Even more dangerous are Mr. Obama’s trillion-dollar cuts in defense, which took effect the same month satellite photos revealed blackened holes had replaced two buildings at a remote Iranian military facility where Iranian scientists were said to be working on a breakthrough in missile technology.

Meanwhile, Iran has been linked to the attempted assassination of the Saudi ambassador on U.S. soil, and to attempted-bombing attacks on Israeli diplomats in India, Georgia and Thailand.

The Obama administration should strictly enforce sanctions against Iran’s Central Bank, accelerate the timetable of the European Union’s oil boycott of Iran and increase covert action within Iran to destabilize the regime and its nuclear program. The State Department should provide long-overdue assistance to Iranian dissidents with satellite phone and Internet technology to enable them to organize and communicate free from the regime’s authoritarian boot.

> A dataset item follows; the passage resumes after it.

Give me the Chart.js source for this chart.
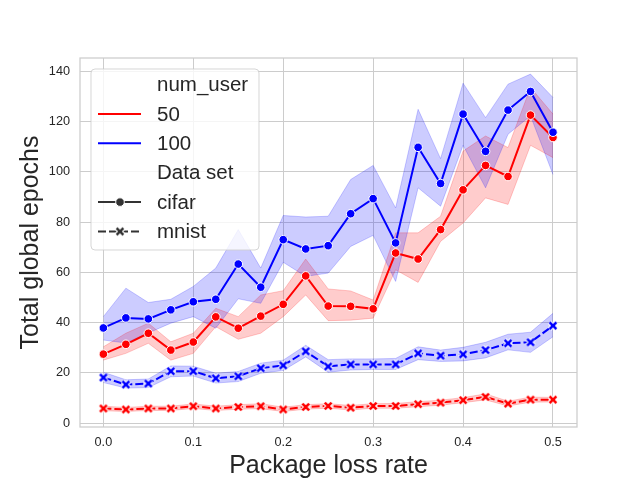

When Israeli Prime Minister Benjamin Netanyahu comes to the White House next week, Mr. Obama should issue an unequivocal statement that Israel is fully within its rights to protect itself against the existential threat of Iran, and if it does so, it will enjoy U.S. support. He should further state that the United States is actively considering military action. We need Mr. Obama to act more like Winston Churchill and less like Neville Chamberlain. The world has had one Holocaust. God help us all if we allow another one.

Iran is the focus of evil in the modern world. The time for U.S. slow-walking of this threat is over. The nuclear clock is ticking, and time is running out.

Mike Huckabee is a former Republican governor of Arkansas.